实现自定义聚合

在 TensorFlow.org 上查看

在 Google Colab 中运行

在 GitHub 上查看源代码

下载笔记本

在本教程中，我们将解释 tff.aggregators 模块背后的设计原则以及实现从客户端到服务器的自定义值聚合的最佳实践。

先决条件。 本教程假设您已经熟悉联合核心的基本概念，例如位置 (tff.SERVER，tff.CLIENTS)，TFF 如何表示计算 (tff.tensorflow.computation，tff.federated_computation) 以及它们的类型签名。

pip install --quiet --upgrade tensorflow-federated

设计摘要

在 TFF 中，“聚合”是指将一组值从 tff.CLIENTS 移动以生成 tff.SERVER 上相同类型的聚合值。也就是说，每个单独的客户端值都不需要可用。例如，在联合学习中，客户端模型更新会进行平均以获得聚合模型更新，以应用于服务器上的全局模型。

除了实现此目标的操作符，例如 tff.federated_sum，TFF 还提供 tff.templates.AggregationProcess（一个有状态过程），它将聚合计算的类型签名形式化，以便它可以推广到比简单求和更复杂的形式。

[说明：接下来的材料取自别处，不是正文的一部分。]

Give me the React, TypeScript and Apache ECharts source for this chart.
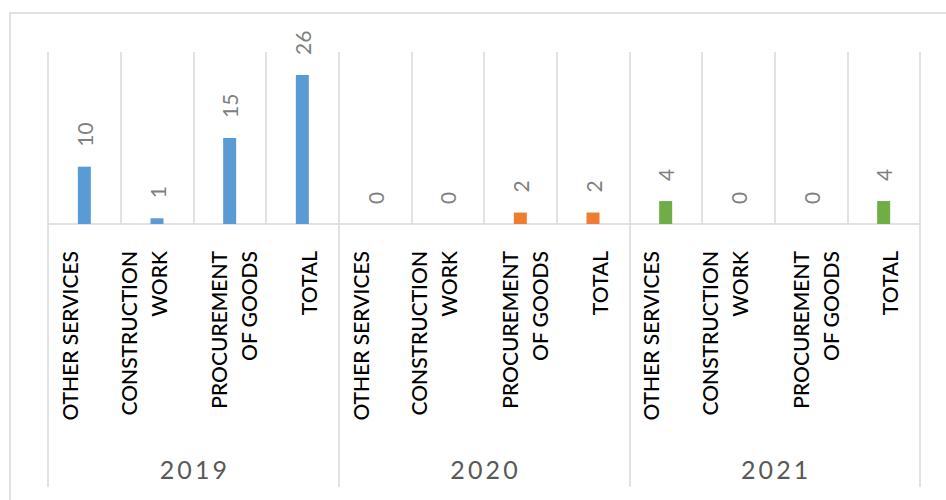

的主要组件是用于创建 AggregationProcess 的工厂，这些工厂旨在成为 TFF 中普遍有用且可替换的构建块，具有两个方面

参数化计算。 聚合是一个独立的构建块，可以插入其他 TFF 模块中，这些模块旨在与 tff.aggregators 一起使用以参数化其必要的聚合。

示例

learning_process = tff.learning.algorithms.build_weighted_fed_avg(
    ...,
    model_aggregator=tff.aggregators.MeanFactory())

聚合组合。 聚合构建块可以与其他聚合构建块组合以创建更复杂的复合聚合。

示例

secure_mean = tff.aggregators.MeanFactory(
    value_sum_factory=tff.aggregators.SecureSumFactory(...))

本教程的其余部分将解释如何实现这两个目标。

聚合过程

我们首先总结 tff.templates.AggregationProcess，然后介绍其创建的工厂模式。

The tff.templates.AggregationProcess 是一个 tff.templates.MeasuredProcess，其类型签名指定用于聚合。特别是，initialize 和 next 函数具有以下类型签名

( -> state_type@SERVER)
(<state_type@SERVER, {value_type}@CLIENTS, *> -> <state_type@SERVER, value_type@SERVER, measurements_type@SERVER>)

该状态（类型为 state_type）必须放置在服务器上。The next 函数将状态和要聚合的值（类型为 value_type）作为输入参数，该值放置在客户端上。The * 表示可选的其他输入参数，例如加权平均值中的权重。它返回一个更新后的状态对象、放置在服务器上的相同类型的聚合值以及一些度量。

请注意，在 next 函数的执行之间传递的状态以及旨在报告任何依赖于 next 函数的特定执行的信息的报告度量都可能是空的。但是，它们必须被明确指定，以便 TFF 的其他部分有一个明确的协议来遵循。

其他 TFF 模块（例如 tff.learning 中的模型更新）预计将使用 tff.templates.AggregationProcess 来参数化如何聚合值。但是，究竟聚合哪些值以及它们的类型签名是什么，取决于正在训练的模型和其他细节以及用于训练它的学习算法。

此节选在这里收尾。